Industrial data-acquisition interfaces with digital isolation.
http://www.ti.com/lit/an/slyt426/slyt426.pdf

Analog Inputs:
2x 4-20 mA
2x PT100

I would be grateful for any help

 

  • Hi Paul,

    If all your sensor receivers are referred to the same ground, a single isolated power supply should suffice.

    Thomas Kugelstadt who wrote the appnote you are referring to you is currently on travel. I will remind him of your question, and he may have some suggestions.

    Rgds,

    Anant

  • Paul Atreides ?, also known as Muad'Dib from Dune, the Desert Planet ?

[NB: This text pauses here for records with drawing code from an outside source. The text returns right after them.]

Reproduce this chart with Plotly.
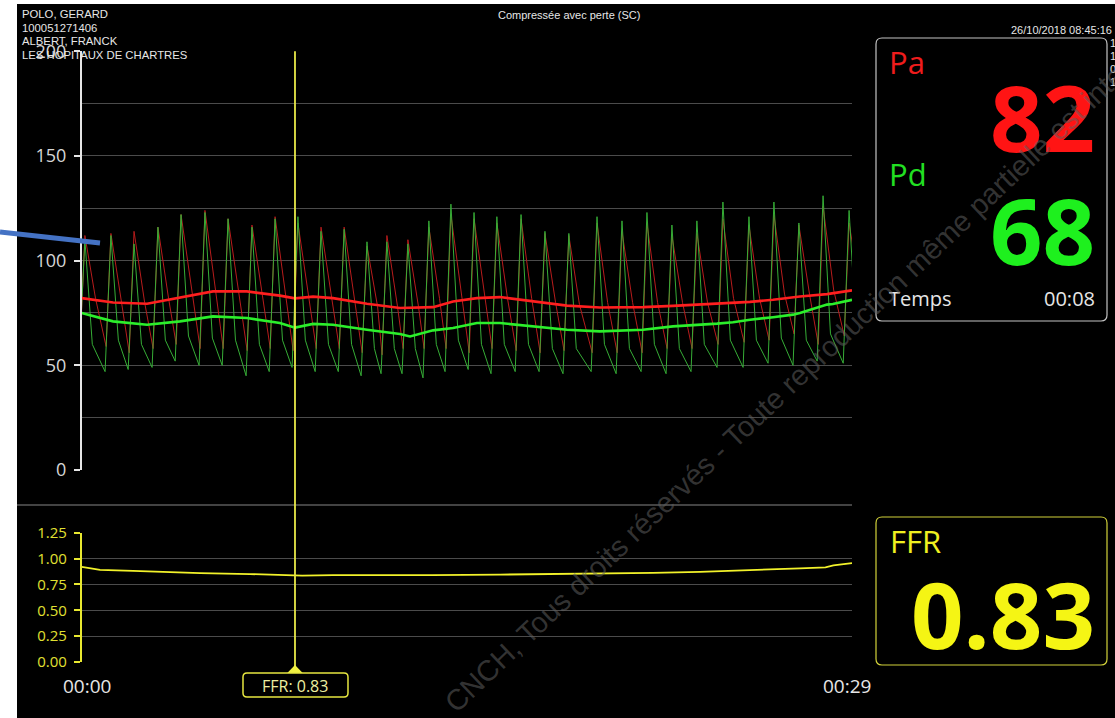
import plotly.graph_objects as go

W, H = 1115, 718

# ---------------- recorded data ----------------
# time of each systolic peak (s)
beat_t = [0.12, 1.10, 1.97, 2.87, 3.74, 4.64, 5.51, 6.41, 7.28, 8.14, 9.01,
          9.88, 10.74, 11.49, 12.28, 13.07, 13.90, 14.77, 15.63, 16.54, 17.44,
          18.34, 19.40, 20.34, 21.28, 22.22, 23.16, 24.14, 25.12, 26.06, 27.00,
          27.91, 28.89]
# distal pressure Pd per beat (mmHg): systolic peak, end of fast fall, diastolic minimum
pd_sys = [110, 112, 108, 116, 122, 123, 120, 116, 120, 121, 114, 115, 109, 109,
          108, 119, 127, 123, 121, 122, 114, 113, 121, 119, 123, 117, 119, 128,
          121, 128, 118, 131, 124]
pd_notch = [60, 62, 60, 62, 64, 63, 62, 60, 62, 62, 60, 60, 58, 58, 58, 60, 62,
            60, 60, 60, 58, 58, 60, 58, 60, 58, 60, 62, 62, 63, 62, 65, 64]
pd_dia = [52, 47, 48, 49, 52, 50, 50, 45, 47, 49, 47, 47, 45, 46, 46, 44, 47,
          48, 46, 47, 47, 46, 47, 46, 47, 46, 47, 49, 49, 51, 50, 52, 51]
# aortic pressure Pa per beat (mmHg)
pa_sys = [112, 113, 114, 116, 122, 124, 120, 117, 121, 118, 116, 116, 107, 112,
          110, 116, 122, 120, 118, 120, 113, 112, 118, 114, 118, 112, 113, 120,
          117, 122, 117, 126, 118]
pa_notch = [82, 80, 80, 82, 86, 86, 84, 83, 84, 82, 82, 82, 78, 78, 78, 82, 84,
            83, 82, 82, 80, 79, 80, 80, 80, 80, 80, 82, 82, 84, 84, 86, 86]
pa_dia = [60, 59, 56, 58, 60, 58, 58, 57, 58, 57, 58, 58, 56, 55, 58, 58, 58,
          56, 58, 57, 56, 57, 56, 56, 56, 58, 58, 60, 61, 62, 65, 60, 64]

# moving mean pressures (mmHg)
mean_t = [0.0, 1.18, 2.46, 3.70, 4.94, 6.22, 7.46, 8.03, 8.71, 9.46, 10.74,
          11.98, 12.36, 13.23, 13.98, 14.88, 15.75, 16.99, 18.27, 19.51, 21.13,
          22.26, 23.28, 23.92, 24.52, 25.16, 26.03, 26.78, 27.04, 28.06, 28.28,
          29.0]
pa_mean = [82.1, 80.0, 79.4, 82.3, 85.3, 85.3, 83.3, 82.0, 82.8, 82.1, 79.4,
           77.4, 77.6, 77.8, 80.5, 82.1, 82.6, 80.5, 78.5, 77.6, 77.8, 78.4,
           79.0, 79.4, 79.8, 80.3, 81.3, 82.4, 82.9, 84.0, 84.5, 85.8]
pd_mean = [75.0, 71.0, 69.4, 71.0, 73.4, 72.6, 70.2, 68.0, 69.8, 69.4, 67.0,
           65.0, 63.8, 66.7, 67.8, 70.2, 70.2, 68.6, 67.0, 66.2, 67.0, 68.6,
           69.2, 69.9, 70.6, 71.8, 73.0, 74.2, 75.0, 79.0, 79.3, 81.3]

# FFR = Pd / Pa
ffr_t = [0.0, 0.3, 0.69, 1.93, 3.21, 4.46, 6.34, 7.5, 8.03, 8.3, 9.46, 11.98,
         13.2, 15.75, 18.0, 19.51, 21.5, 23.28, 25.12, 27.04, 28.0, 28.3, 29.0]
ffr_val = [0.92, 0.905, 0.89, 0.88, 0.868, 0.86, 0.85, 0.84, 0.83, 0.835, 0.84,
           0.837, 0.84, 0.845, 0.85, 0.857, 0.862, 0.872, 0.885, 0.905, 0.915,
           0.935, 0.955]

cursor_t = 8.03
cursor_pa, cursor_pd, cursor_ffr = 82, 68, 0.83
y_ticks_p = [0, 50, 100, 150, 200]
y_ticks_ffr = [0.0, 0.25, 0.5, 0.75, 1.0, 1.25]
header_lines = ["POLO, GERARD", "100051271406", "ALBERT, FRANCK",
                "LES HOPITAUX DE CHARTRES"]

# ---------------- layout geometry (pixels) ----------------
X0, X1 = 81.7, 852.0
TOP_Y0, TOP_Y1 = 51.3, 470.0
BOT_Y0, BOT_Y1 = 532.7, 662.0
T_MAX = 29.0


def px(x):
    return x / W


def py(y):
    return 1 - y / H


def t2px(t):
    return X0 + t / T_MAX * (X1 - X0)


def rounded_rect(x0, y0, x1, y1, r):
    return (f"M {px(x0 + r)},{py(y0)} L {px(x1 - r)},{py(y0)} "
            f"Q {px(x1)},{py(y0)} {px(x1)},{py(y0 + r)} "
            f"L {px(x1)},{py(y1 - r)} Q {px(x1)},{py(y1)} {px(x1 - r)},{py(y1)} "
            f"L {px(x0 + r)},{py(y1)} Q {px(x0)},{py(y1)} {px(x0)},{py(y1 - r)} "
            f"L {px(x0)},{py(y0 + r)} Q {px(x0)},{py(y0)} {px(x0 + r)},{py(y0)} Z")


def pulse(peaks, sys, notch, dia, rise, fall):
    xs, ys = [], []
    for i, tp in enumerate(peaks):
        xs += [tp - rise, tp, tp + fall]
        ys += [dia[i], sys[i], notch[i]]
    return xs, ys


pa_x, pa_y = pulse(beat_t, pa_sys, pa_notch, pa_dia, 0.18, 0.40)
pd_x, pd_y = pulse(beat_t, pd_sys, pd_notch, pd_dia, 0.22, 0.28)

fig = go.Figure()
fig.add_trace(go.Scatter(x=pa_x, y=pa_y, mode="lines",
                         line=dict(color="#b81c1c", width=1), xaxis="x", yaxis="y"))
fig.add_trace(go.Scatter(x=pd_x, y=pd_y, mode="lines",
                         line=dict(color="#36ad36", width=1), xaxis="x", yaxis="y"))
fig.add_trace(go.Scatter(x=mean_t, y=pa_mean, mode="lines",
                         line=dict(color="#ff1f1f", width=2.6), xaxis="x", yaxis="y"))
fig.add_trace(go.Scatter(x=mean_t, y=pd_mean, mode="lines",
                         line=dict(color="#2bef2b", width=2.6), xaxis="x", yaxis="y"))
fig.add_trace(go.Scatter(x=ffr_t, y=ffr_val, mode="lines",
                         line=dict(color="#f2f22a", width=1.8), xaxis="x2", yaxis="y2"))

GRID = "#4b4b4b"
fig.update_layout(
    width=W, height=H, autosize=False,
    margin=dict(l=0, r=0, t=0, b=0, pad=0, autoexpand=False),
    paper_bgcolor="white", plot_bgcolor="rgba(0,0,0,0)",
    showlegend=False,
    xaxis=dict(domain=[px(X0), px(X1)], range=[0, T_MAX], visible=False,
               anchor="y", automargin=False),
    xaxis2=dict(domain=[px(X0), px(X1)], range=[0, T_MAX], visible=False,
                anchor="y2", matches="x", automargin=False),
    yaxis=dict(domain=[py(TOP_Y1), py(TOP_Y0)], range=[0, 200], anchor="x",
               automargin=False,
               tickvals=y_ticks_p, ticks="outside", ticklen=6, tickwidth=1.5,
               tickcolor="#e6e6e6", showline=True, linecolor="#e6e6e6",
               linewidth=1.5, showgrid=True, gridcolor=GRID, gridwidth=1,
               minor=dict(dtick=25, showgrid=True, gridcolor=GRID, ticks=""),
               zeroline=False, ticklabelstandoff=4,
               tickfont=dict(family="Open Sans", size=18, color="#d6d6d6")),
    yaxis2=dict(domain=[py(BOT_Y1), py(BOT_Y0)], range=[0, 1.25], anchor="x2",
                automargin=False,
                tickvals=y_ticks_ffr, tickformat=".2f", ticks="outside",
                ticklen=6, tickwidth=1.5, tickcolor="#e8e830", showline=True,
                linecolor="#e8e830", linewidth=1.5, showgrid=True,
                gridcolor=GRID, gridwidth=1, zeroline=False,
                ticklabelstandoff=4,
                tickfont=dict(family="Open Sans", size=15, color="#e0e032")),
)

cx = t2px(cursor_t)
shapes = [
    # dark screen background
    dict(type="rect", xref="paper", yref="paper", x0=px(17), x1=1,
         y0=0, y1=py(4), fillcolor="black", line=dict(width=0), layer="below"),
    # separator between the two graphs
    dict(type="line", xref="paper", yref="paper", x0=px(17), x1=px(X1),
         y0=py(505), y1=py(505), line=dict(color="#5a5a5a", width=1.5),
         layer="below"),
    # time cursor
    dict(type="line", xref="x", yref="paper", x0=cursor_t, x1=cursor_t,
         y0=py(666), y1=py(TOP_Y0), line=dict(color="#e8e848", width=1.8)),
    dict(type="path", xref="paper", yref="paper",
         path=f"M {px(cx - 7.7)},{py(673)} L {px(cx + 7.7)},{py(673)} "
              f"L {px(cx)},{py(665)} Z",
         fillcolor="#f0f040", line=dict(width=0)),
    dict(type="path", xref="paper", yref="paper",
         path=rounded_rect(cx - 52, 673, cx + 53, 697, 4),
         line=dict(color="#e6e640", width=1.5)),
    # numeric panels
    dict(type="path", xref="paper", yref="paper",
         path=rounded_rect(876, 38, 1107, 321, 6),
         line=dict(color="#c4c4c4", width=1.2)),
    dict(type="path", xref="paper", yref="paper",
         path=rounded_rect(876, 517, 1107, 665, 6),
         line=dict(color="#d2d23a", width=1.2)),
    # pointer line
    dict(type="line", xref="paper", yref="paper", x0=0, x1=px(100),
         y0=py(232), y1=py(243), line=dict(color="#4472c4", width=5)),
]
fig.update_layout(shapes=shapes)

ann = []


def text(x, y, s, size, color, family="Open Sans", xanchor="left", bold=False,
         xref="paper"):
    if bold:
        s = f"<b>{s}</b>"
    ann.append(dict(x=x if xref != "paper" else px(x), y=py(y), xref=xref,
                    yref="paper", text=s, showarrow=False, xanchor=xanchor,
                    yanchor="middle",
                    font=dict(family=family, size=size, color=color)))


for i, line in enumerate(header_lines):
    text(20, 14 + i * 13.6, line, 11.3, "#e6e6e6", family="Liberation Sans")
text(568.5, 15, "Compressée avec perte (SC)", 11, "#e6e6e6",
     family="Liberation Sans", xanchor="center")
text(1114, 30, "26/10/2018 08:45:16", 11, "#e6e6e6",
     family="Liberation Sans", xanchor="right")
for i, s in enumerate(["1", "1", "0", "1/"]):
    text(1108, 43 + i * 13, s, 11, "#e6e6e6", family="Liberation Sans")

text(87, 686, "00:00", 19, "#e6e6e6", xanchor="center")
text(847, 686, "00:29", 19, "#e6e6e6", xanchor="center")
text(cursor_t, 685.5, f"FFR: {cursor_ffr:.2f}", 16, "#eeeea0",
     xanchor="center", xref="x")

text(887, 62, "Pa", 31, "#ee1c1c")
text(1097, 117, str(cursor_pa), 92, "#ff1414", xanchor="right", bold=True)
text(887, 174, "Pd", 31, "#22e022")
text(1097, 229, str(cursor_pd), 92, "#1ef01e", xanchor="right", bold=True)
text(887, 299, "Temps", 20, "#e6e6e6")
text(1097, 299, "00:08", 20, "#e6e6e6", xanchor="right")

text(888, 541, "FFR", 31, "#f0f020")
text(1097, 613, f"{cursor_ffr:.2f}", 92, "#f5f514", xanchor="right", bold=True)

# copyright overlay
ann.append(dict(x=px(805.6), y=py(369.3), xref="paper", yref="paper",
                text="CNCH, Tous droits réservés - Toute reproduction même partielle est interdite",
                showarrow=False, textangle=-43.5, xanchor="center",
                yanchor="middle",
                font=dict(family="Liberation Sans", size=29,
                          color="rgba(95,95,95,0.55)")))

fig.update_layout(annotations=ann)
fig.write_html("out.html")
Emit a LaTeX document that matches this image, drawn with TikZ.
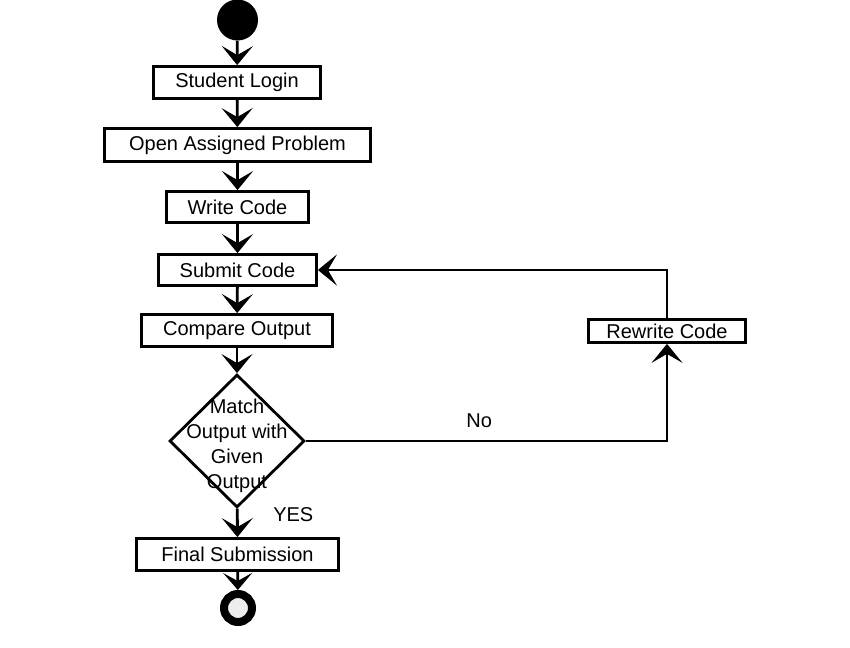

    Well, if the pressure sensors of your thumpers on Dune have large ground potential differences, typically created by the spice worms, then you need to isolate each thumper through an isolation amplifier. The output of each amplifier (after the isolation barrier) can then feed into one multi-channel ADC, which is directly connected to an MCU.

    This is known as channel-to-channel isolation where each sensor needs to have its own isolated supply.

    If your thumpers are close together using one ground potential, then the transducer or sensor outputs can feed directly into an multi-channel ADC without isolation. The actual isolation would then be implemented at the digital interface between ADC and controller.

    The spice must flow.

    Thomas.

  • Dear Thomas,

    thank you for your reply. Do you have any recommendations for me where I can learn more about industrial interface protection against interferences.


    Best regards,

    Paul

  • I have written article in Electronic Design Magazine and Planet Analog. Just google my name.

    we have also some information in the files section of the industrial interface forum.